About MCaaS
APM
The APM UI provides many tools to troubleshoot application performance and correlate it throughout the product, which helps you find and resolve issues in highly distributed systems.
Services
After instrumenting your application, the Services List is your main landing page for APM data.
Services are the building blocks of modern microservice architectures - broadly a service groups together endpoints, queries, or jobs for the purposes of scaling instances. Some examples:
-
A group of URL endpoints may be grouped together under an API service.
-
A group of DB queries that are grouped together within one database service.
-
A group of periodic jobs configured in the crond service.
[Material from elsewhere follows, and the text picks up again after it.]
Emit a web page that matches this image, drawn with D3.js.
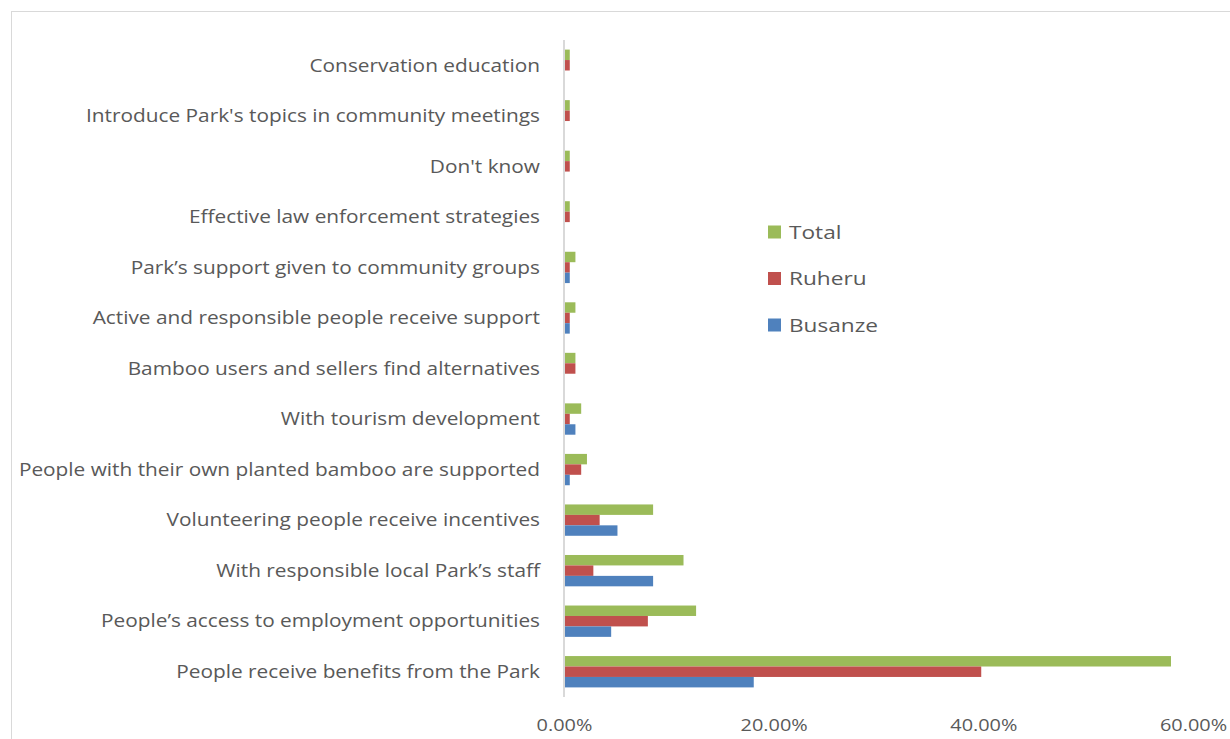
<!DOCTYPE html>
<html>
<head>
<meta charset="utf-8">
<script src="https://cdn.jsdelivr.net/npm/d3@7"></script>
<style>
  html, body { margin: 0; padding: 0; background: #fff; }
  svg { display: block; }
  text { font-family: "Open Sans", sans-serif; fill: #595959; }
</style>
</head>
<body>
<svg id="chart" width="1230" height="739"></svg>
<script>
// Measures, top to bottom as listed on the chart
const categories = [
  "Conservation education",
  "Introduce Park's topics in community meetings",
  "Don't know",
  "Effective law enforcement strategies",
  "Park\u2019s support given to community groups",
  "Active and responsible people receive support",
  "Bamboo users and sellers find alternatives",
  "With tourism development",
  "People with their own planted bamboo are supported",
  "Volunteering people receive incentives",
  "With responsible local Park\u2019s staff",
  "People\u2019s access to employment opportunities",
  "People receive benefits from the Park"
];

// Share of respondents (%), per site and overall
const busanze = [0, 0, 0, 0, 0.55, 0.55, 0, 1.09, 0.55, 5.1, 8.5, 4.5, 18.1];
const ruheru  = [0.55, 0.55, 0.55, 0.55, 0.55, 0.55, 1.09, 0.55, 1.64, 3.4, 2.8, 8.0, 39.8];
const total   = [0.55, 0.55, 0.55, 0.55, 1.09, 1.09, 1.09, 1.64, 2.19, 8.5, 11.4, 12.6, 57.9];

const xTicks = [0, 20, 40, 60];

const series = [
  { name: "Total",   values: total,   color: "#9bbb59" },
  { name: "Ruheru",  values: ruheru,  color: "#c0504d" },
  { name: "Busanze", values: busanze, color: "#4f81bd" }
];

// Text in this chart is set slightly wide
const STRETCH = 1.17;

const svg = d3.select("#chart");

// Chart frame
svg.append("rect")
  .attr("x", 11.5).attr("y", 11.5)
  .attr("width", 1240).attr("height", 760)
  .attr("fill", "none").attr("stroke", "#d9d9d9").attr("stroke-width", 1);

const plot = { left: 564, right: 1193, top: 40, bottom: 697 };

const x = d3.scaleLinear().domain([0, 60]).range([plot.left, plot.right]);
const y = d3.scaleBand().domain(categories).range([plot.top, plot.bottom]).paddingInner(0.38).paddingOuter(0.19);
const ySub = d3.scaleBand().domain(series.map(s => s.name)).range([0, y.bandwidth()]);

// Bars
series.forEach(s => {
  svg.append("g").selectAll("rect")
    .data(categories.map((c, i) => ({ c, v: s.values[i] })))
    .join("rect")
    .attr("x", x(0))
    .attr("y", d => y(d.c) + ySub(s.name))
    .attr("width", d => x(d.v) - x(0))
    .attr("height", ySub.bandwidth())
    .attr("fill", s.color);
});

// Vertical category axis line
svg.append("line")
  .attr("x1", x(0)).attr("x2", x(0))
  .attr("y1", plot.top).attr("y2", plot.bottom)
  .attr("stroke", "#d9d9d9").attr("stroke-width", 2);

// Category labels
const labelGap = 24;
const yAxis = d3.axisLeft(y).tickSize(0).tickPadding(labelGap);
const gy = svg.append("g").attr("transform", `translate(${x(0)},0)`).call(yAxis);
gy.select(".domain").remove();
gy.selectAll("text")
  .attr("x", 0)
  .attr("transform", `translate(${-labelGap},0) scale(${STRETCH},1)`)
  .attr("font-size", 17.8)
  .style("font-family", "'Open Sans', sans-serif")
  .attr("fill", "#595959").attr("dy", "0.35em");

// Percentage axis labels
const xAxis = d3.axisBottom(x).tickValues(xTicks).tickSize(0).tickPadding(0)
  .tickFormat(d => d3.format(".2f")(d) + "%");
const gx = svg.append("g").attr("transform", `translate(0,${plot.bottom + 22})`).call(xAxis);
gx.select(".domain").remove();
gx.selectAll("text")
  .attr("transform", `scale(${STRETCH},1)`)
  .attr("font-size", 17)
  .style("font-family", "'Open Sans', sans-serif").attr("fill", "#595959");

// Legend
const legend = svg.append("g").attr("transform", "translate(768,232)");
series.forEach((s, i) => {
  const g = legend.append("g").attr("transform", `translate(0,${i * 46.5})`);
  g.append("rect").attr("x", 0).attr("y", -6.5).attr("width", 13).attr("height", 13).attr("fill", s.color);
  g.append("text").attr("transform", `translate(21,0) scale(1.21,1)`).attr("dy", "0.35em")
    .attr("font-size", 18.7).text(s.name);
});
</script>
</body>
</html>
All services can be found in the Service List and visually represented on the Service Map. Each service has its own Service page where trace metrics like throughput, latency, and error rates can be viewed and inspected. Use these metrics to create dashboard widgets, create monitors, and see the performance of every resource such as a web endpoint or database query belonging to the service.
Resources
Resources represent a particular domain of a customer application. They
could typically be an instrumented web endpoint, database query, or
background job. For a web service, these resources can be dynamic web
endpoints that are grouped by a static span name - web.request
. In a
database service, these would be database queries with the span name
db.query
. For example the web-store
service has automatically
instrumented resources - web endpoints - which handle checkouts,
updating_carts, add_item, etc. Each resource has its own Resource page
with trace metrics scoped to the specific endpoint. Trace metrics can be
used like any other Datadog metric - they are exportable to a dashboard
or can be used to create monitors. The Resource page also shows the span
summary widget with an aggregate view of spans for all traces, latency
distribution of requests, and traces which show requests made to this
endpoint.
Trace
A trace is used to track the time spent by an application processing a request and the status of this request. Each trace consists of one or more spans. During the lifetime of the request, you can see distributed calls across services (because a trace-id is injected/extracted through HTTP headers, automatically instrumented libraries, and manual instrumentation using open-source tools like OpenTracing in the flamegraph view. In the Trace View page, each trace collects information that connects it to other parts of the platform, including connecting logs to traces, adding tags to spans, and collecting runtime metrics.
Spans
A span represents a logical unit of work in the system for a given time
period. Each span consists of a span.name
, start time, duration, and
span tags. For example, a span can describe the time spent on a
distributed call on a separate machine, or the time spent in a small
component within a larger request. Spans can be nested within each
other, which creates a parent-child relationship between the spans.
For the example below, the span rack.request
is the entry-point span
of the trace. This means the web-store service page is displaying
resources that consist of traces with an entry-point span named
rack.request.
The example also shows the tags added application side
(merchant.name
, merchant.tier
, etc). These user-defined tags can be
used to search and analyze APM data in [App Analytics][14].
Trace Metrics
Trace metrics are automatically collected and kept at a 15-month
retention policy similar to any other Datadog metric. They can be used
to identify and alert on hits, errors, or latency. Trace metrics are
tagged by the host receiving traces along with the service or resource.
For example, after instrumenting a web service trace metrics are
collected for the entry-point span web.request
in the Metric Summary.
Dashboard
Trace metrics can be exported to a dashboard from the Service or Resource page. Additionally, trace metrics can be queried from an existing dashboard.
Monitoring
Trace metrics are useful for monitoring. APM monitors can be set up on the New Monitors, Service, or Resource page. A set of suggested monitors is available on the Service, or Resource page.
App Analytics
App Analytics is used to filter Analyzed Spans by user-defined tags (customer_id, error_type, app_name, etc.) or infrastructure tags. This allows deep exploration of the web requests flowing through your service along with being able to search, graph, and monitor on 100% throughput of hits, errors, and latency. This feature can be enabled with automatic configuration.
Analyzed Span
Analyzed Spans represent 100% throughput of a request and can be used to
search, query, and monitor in App Analytics by the tags included on the
span. After enabling App Analytics, the tracing client analyzes an
entry-point span for web services by default, with the ability to
configure additional services in your application. For example, a Java
service with 100 requests generates 100 Analyzed Spans from its
servlet.request
spans. If you set DD_TRACE_ANALYTICS_ENABLED=true
the web-store
service analyzes all rack.request
spans and makes them
available in App Analytics. For this example, you can graph the top 10
merchants highest latency in the 99th percentile. merchant_name
is a
user defined tag that was applied to the span in the application.
Span tags
Tag spans in the form of key-value pairs to correlate a request in the
Trace View or filter in App Analytics. Tags can be added to a
single span or globally to all spans. For the example below, the
requests (merchant.store_name
, merchant.tier
, etc.) have been added
as tags to the span.
After a tag has been added to a span, search and query on the tag in App Analytics by clicking on the tag to add it as a facet. Once this is done, the value of this tag is stored for all new traces and can be used in the search bar, facet panel, and trace graph query.